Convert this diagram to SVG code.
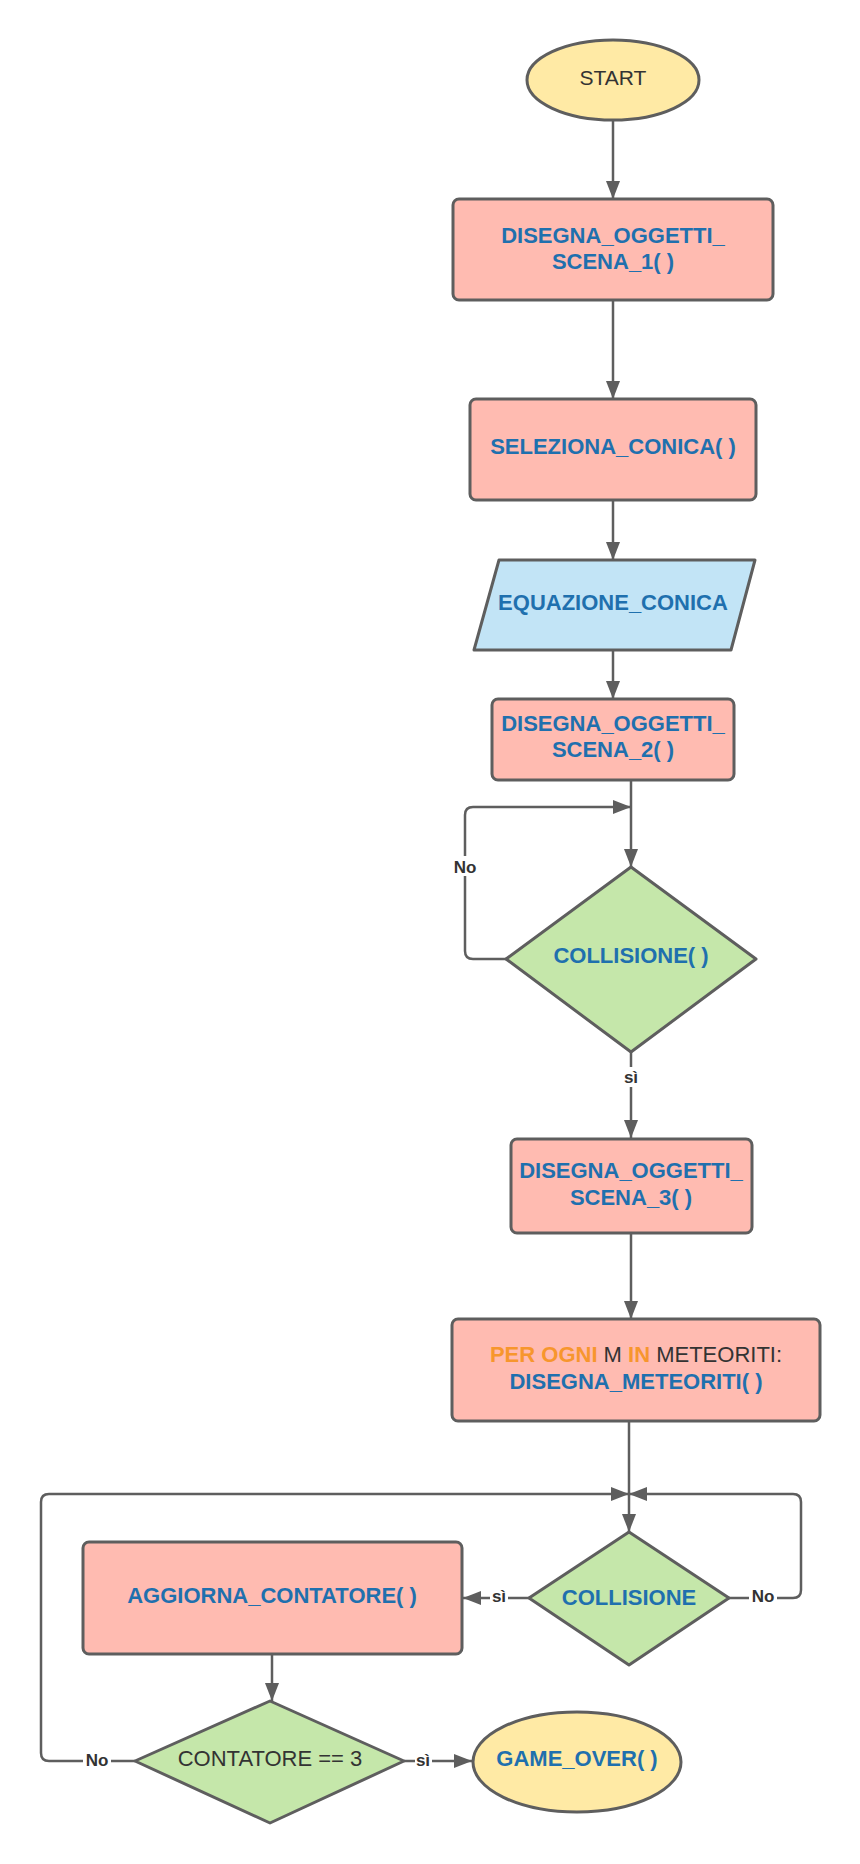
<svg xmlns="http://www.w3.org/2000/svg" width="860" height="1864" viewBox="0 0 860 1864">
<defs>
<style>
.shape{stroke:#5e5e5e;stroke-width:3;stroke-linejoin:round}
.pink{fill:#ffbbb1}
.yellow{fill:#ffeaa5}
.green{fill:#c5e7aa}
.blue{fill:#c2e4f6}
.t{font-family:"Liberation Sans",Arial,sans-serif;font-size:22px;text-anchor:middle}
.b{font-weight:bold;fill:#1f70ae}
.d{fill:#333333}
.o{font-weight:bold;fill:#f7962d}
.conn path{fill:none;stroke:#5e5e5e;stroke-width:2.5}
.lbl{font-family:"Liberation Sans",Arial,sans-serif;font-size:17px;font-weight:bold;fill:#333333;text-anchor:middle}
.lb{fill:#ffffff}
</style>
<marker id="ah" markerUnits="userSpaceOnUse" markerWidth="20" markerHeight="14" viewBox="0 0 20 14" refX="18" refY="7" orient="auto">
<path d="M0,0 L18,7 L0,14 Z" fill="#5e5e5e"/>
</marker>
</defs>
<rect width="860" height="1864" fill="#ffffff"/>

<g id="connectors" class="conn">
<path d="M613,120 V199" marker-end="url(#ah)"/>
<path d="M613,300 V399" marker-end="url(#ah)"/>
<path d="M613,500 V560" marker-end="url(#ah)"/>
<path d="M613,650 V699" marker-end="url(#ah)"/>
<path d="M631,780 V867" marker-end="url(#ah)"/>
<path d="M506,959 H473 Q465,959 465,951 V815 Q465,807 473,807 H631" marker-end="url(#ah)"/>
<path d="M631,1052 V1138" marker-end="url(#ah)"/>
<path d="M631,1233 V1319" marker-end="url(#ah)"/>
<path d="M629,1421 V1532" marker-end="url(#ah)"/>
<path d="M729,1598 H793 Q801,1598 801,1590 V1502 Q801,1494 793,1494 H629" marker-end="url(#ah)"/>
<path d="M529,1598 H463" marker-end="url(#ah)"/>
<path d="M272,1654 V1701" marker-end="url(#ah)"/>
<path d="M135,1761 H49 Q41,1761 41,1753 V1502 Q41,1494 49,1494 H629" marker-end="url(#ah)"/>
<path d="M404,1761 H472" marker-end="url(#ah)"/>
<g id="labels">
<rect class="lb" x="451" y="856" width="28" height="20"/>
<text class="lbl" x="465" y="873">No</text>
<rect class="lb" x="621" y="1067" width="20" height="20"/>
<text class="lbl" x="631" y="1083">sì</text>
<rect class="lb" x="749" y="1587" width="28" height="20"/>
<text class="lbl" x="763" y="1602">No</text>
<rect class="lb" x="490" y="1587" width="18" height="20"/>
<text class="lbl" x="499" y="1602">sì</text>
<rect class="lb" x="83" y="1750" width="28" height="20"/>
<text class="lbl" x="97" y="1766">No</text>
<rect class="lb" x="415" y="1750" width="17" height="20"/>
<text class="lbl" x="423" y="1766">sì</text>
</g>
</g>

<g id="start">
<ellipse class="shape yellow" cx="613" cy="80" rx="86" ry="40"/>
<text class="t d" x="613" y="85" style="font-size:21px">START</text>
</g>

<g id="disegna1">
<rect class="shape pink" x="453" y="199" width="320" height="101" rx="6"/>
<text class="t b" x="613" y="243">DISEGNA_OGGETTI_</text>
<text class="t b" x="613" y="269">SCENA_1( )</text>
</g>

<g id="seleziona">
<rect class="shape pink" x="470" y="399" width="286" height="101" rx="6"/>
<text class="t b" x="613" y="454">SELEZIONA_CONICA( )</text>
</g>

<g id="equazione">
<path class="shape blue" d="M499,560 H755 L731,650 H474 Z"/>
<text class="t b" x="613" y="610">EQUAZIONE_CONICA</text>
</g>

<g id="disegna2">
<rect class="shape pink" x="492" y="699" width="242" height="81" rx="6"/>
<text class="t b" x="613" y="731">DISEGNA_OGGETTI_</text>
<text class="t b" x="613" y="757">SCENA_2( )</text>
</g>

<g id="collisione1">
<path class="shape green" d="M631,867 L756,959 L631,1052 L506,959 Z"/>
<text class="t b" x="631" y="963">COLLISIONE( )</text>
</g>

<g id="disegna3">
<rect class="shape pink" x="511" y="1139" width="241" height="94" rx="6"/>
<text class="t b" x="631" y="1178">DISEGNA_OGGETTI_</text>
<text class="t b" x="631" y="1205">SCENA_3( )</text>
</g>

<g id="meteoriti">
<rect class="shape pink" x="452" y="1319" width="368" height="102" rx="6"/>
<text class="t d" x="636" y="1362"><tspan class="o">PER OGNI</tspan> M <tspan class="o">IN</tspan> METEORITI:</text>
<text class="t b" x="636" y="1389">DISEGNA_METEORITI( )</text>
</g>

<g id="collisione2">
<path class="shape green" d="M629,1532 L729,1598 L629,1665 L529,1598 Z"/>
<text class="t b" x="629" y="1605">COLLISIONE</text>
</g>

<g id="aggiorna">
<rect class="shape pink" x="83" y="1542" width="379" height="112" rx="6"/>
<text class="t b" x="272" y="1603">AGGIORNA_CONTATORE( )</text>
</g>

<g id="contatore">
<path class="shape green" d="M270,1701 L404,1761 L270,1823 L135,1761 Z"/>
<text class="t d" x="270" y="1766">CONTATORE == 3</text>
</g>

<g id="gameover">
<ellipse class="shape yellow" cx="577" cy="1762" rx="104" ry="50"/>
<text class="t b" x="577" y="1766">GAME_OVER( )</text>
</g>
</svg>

+++++

_THE EXERCISE_
Retype the whole listing exactly and leave the pictures out.

_ANSWER BELOW_
Convert this diagram to SVG code.
<svg xmlns="http://www.w3.org/2000/svg" width="860" height="1864" viewBox="0 0 860 1864">
<defs>
<style>
.shape{stroke:#5e5e5e;stroke-width:3;stroke-linejoin:round}
.pink{fill:#ffbbb1}
.yellow{fill:#ffeaa5}
.green{fill:#c5e7aa}
.blue{fill:#c2e4f6}
.t{font-family:"Liberation Sans",Arial,sans-serif;font-size:22px;text-anchor:middle}
.b{font-weight:bold;fill:#1f70ae}
.d{fill:#333333}
.o{font-weight:bold;fill:#f7962d}
.conn path{fill:none;stroke:#5e5e5e;stroke-width:2.5}
.lbl{font-family:"Liberation Sans",Arial,sans-serif;font-size:17px;font-weight:bold;fill:#333333;text-anchor:middle}
.lb{fill:#ffffff}
</style>
<marker id="ah" markerUnits="userSpaceOnUse" markerWidth="20" markerHeight="14" viewBox="0 0 20 14" refX="18" refY="7" orient="auto">
<path d="M0,0 L18,7 L0,14 Z" fill="#5e5e5e"/>
</marker>
</defs>
<rect width="860" height="1864" fill="#ffffff"/>

<g id="connectors" class="conn">
<path d="M613,120 V199" marker-end="url(#ah)"/>
<path d="M613,300 V399" marker-end="url(#ah)"/>
<path d="M613,500 V560" marker-end="url(#ah)"/>
<path d="M613,650 V699" marker-end="url(#ah)"/>
<path d="M631,780 V867" marker-end="url(#ah)"/>
<path d="M506,959 H473 Q465,959 465,951 V815 Q465,807 473,807 H631" marker-end="url(#ah)"/>
<path d="M631,1052 V1138" marker-end="url(#ah)"/>
<path d="M631,1233 V1319" marker-end="url(#ah)"/>
<path d="M629,1421 V1532" marker-end="url(#ah)"/>
<path d="M729,1598 H793 Q801,1598 801,1590 V1502 Q801,1494 793,1494 H629" marker-end="url(#ah)"/>
<path d="M529,1598 H463" marker-end="url(#ah)"/>
<path d="M272,1654 V1701" marker-end="url(#ah)"/>
<path d="M135,1761 H49 Q41,1761 41,1753 V1502 Q41,1494 49,1494 H629" marker-end="url(#ah)"/>
<path d="M404,1761 H472" marker-end="url(#ah)"/>
<g id="labels">
<rect class="lb" x="451" y="856" width="28" height="20"/>
<text class="lbl" x="465" y="873">No</text>
<rect class="lb" x="621" y="1067" width="20" height="20"/>
<text class="lbl" x="631" y="1083">sì</text>
<rect class="lb" x="749" y="1587" width="28" height="20"/>
<text class="lbl" x="763" y="1602">No</text>
<rect class="lb" x="490" y="1587" width="18" height="20"/>
<text class="lbl" x="499" y="1602">sì</text>
<rect class="lb" x="83" y="1750" width="28" height="20"/>
<text class="lbl" x="97" y="1766">No</text>
<rect class="lb" x="415" y="1750" width="17" height="20"/>
<text class="lbl" x="423" y="1766">sì</text>
</g>
</g>

<g id="start">
<ellipse class="shape yellow" cx="613" cy="80" rx="86" ry="40"/>
<text class="t d" x="613" y="85" style="font-size:21px">START</text>
</g>

<g id="disegna1">
<rect class="shape pink" x="453" y="199" width="320" height="101" rx="6"/>
<text class="t b" x="613" y="243">DISEGNA_OGGETTI_</text>
<text class="t b" x="613" y="269">SCENA_1( )</text>
</g>

<g id="seleziona">
<rect class="shape pink" x="470" y="399" width="286" height="101" rx="6"/>
<text class="t b" x="613" y="454">SELEZIONA_CONICA( )</text>
</g>

<g id="equazione">
<path class="shape blue" d="M499,560 H755 L731,650 H474 Z"/>
<text class="t b" x="613" y="610">EQUAZIONE_CONICA</text>
</g>

<g id="disegna2">
<rect class="shape pink" x="492" y="699" width="242" height="81" rx="6"/>
<text class="t b" x="613" y="731">DISEGNA_OGGETTI_</text>
<text class="t b" x="613" y="757">SCENA_2( )</text>
</g>

<g id="collisione1">
<path class="shape green" d="M631,867 L756,959 L631,1052 L506,959 Z"/>
<text class="t b" x="631" y="963">COLLISIONE( )</text>
</g>

<g id="disegna3">
<rect class="shape pink" x="511" y="1139" width="241" height="94" rx="6"/>
<text class="t b" x="631" y="1178">DISEGNA_OGGETTI_</text>
<text class="t b" x="631" y="1205">SCENA_3( )</text>
</g>

<g id="meteoriti">
<rect class="shape pink" x="452" y="1319" width="368" height="102" rx="6"/>
<text class="t d" x="636" y="1362"><tspan class="o">PER OGNI</tspan> M <tspan class="o">IN</tspan> METEORITI:</text>
<text class="t b" x="636" y="1389">DISEGNA_METEORITI( )</text>
</g>

<g id="collisione2">
<path class="shape green" d="M629,1532 L729,1598 L629,1665 L529,1598 Z"/>
<text class="t b" x="629" y="1605">COLLISIONE</text>
</g>

<g id="aggiorna">
<rect class="shape pink" x="83" y="1542" width="379" height="112" rx="6"/>
<text class="t b" x="272" y="1603">AGGIORNA_CONTATORE( )</text>
</g>

<g id="contatore">
<path class="shape green" d="M270,1701 L404,1761 L270,1823 L135,1761 Z"/>
<text class="t d" x="270" y="1766">CONTATORE == 3</text>
</g>

<g id="gameover">
<ellipse class="shape yellow" cx="577" cy="1762" rx="104" ry="50"/>
<text class="t b" x="577" y="1766">GAME_OVER( )</text>
</g>
</svg>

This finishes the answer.